Things have hotted up in the tea and coffee sector over the past few weeks. Advertising spend across the category has tripled to more than £3.2m compared with the same period last year. Yet, before this period, spend had been tracking at about 25% behind last year.

So what has changed and why are we seeing serious investment in advertising spend now? Perhaps hoping the colder autumn weather and the credit crunch will persuade consumers to stay in and put the kettle on, Nescafé, PG Tips and Douwe Egberts all upped their TV spend while keeping their press spend minimal. There is remarkably little use of combined TV and press spend in the sector, with brands focusing on either one or the other.

In the four weeks to October 5 Nescafé invested the most, spending nearly £1.7m almost exclusively on TV. This dwarfed PG Tips, which had been far more active in the previous months of the year. Perhaps the biggest shift in strategy came from Douwe Egberts, which spent almost half of its year-to-date advertising budget in the four weeks to 5 October alone. It invested more than £400,000 on ITV with an ad for its Pure Gold instant coffee to compete with Nescafé’s heavyweight activity.

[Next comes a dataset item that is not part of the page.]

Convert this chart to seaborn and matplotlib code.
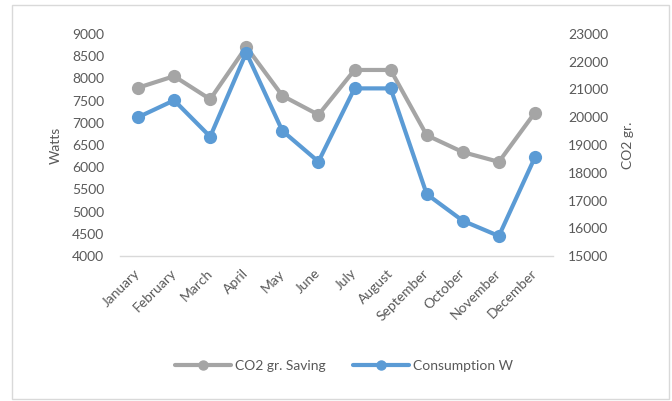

The visually elegant campaign by Nescafé broke on 1 September with 30-second TV ads and later 10-second versions seeking to ‘awaken our senses with the new intense aromas of the Nescafé collection’ across all the main channels. More recently, Nescafé has also been pushing its Skinny Cappuccino brand on TV.

Meanwhile, Johnny Vegas and his monkey sidekick were busy urging us all to drink tea. The comedy double act returned to screens in mid-August. Outside these three big brands, budgets have been more modest and focused on press rather than TV. However, spend is still up, with Kenco hugely increasing its spend compared with last year. Rombouts and Taylors of Harrogate, which owns Yorkshire Tea, also increased their activity.

The brand that is conspicuous by its absence in this brewing battle is the self-proclaimed ‘everyone’s cup of tea’, Tetley. Will it respond to this increased activity by bringing back its ‘strong granny’ TV ad from earlier in the year?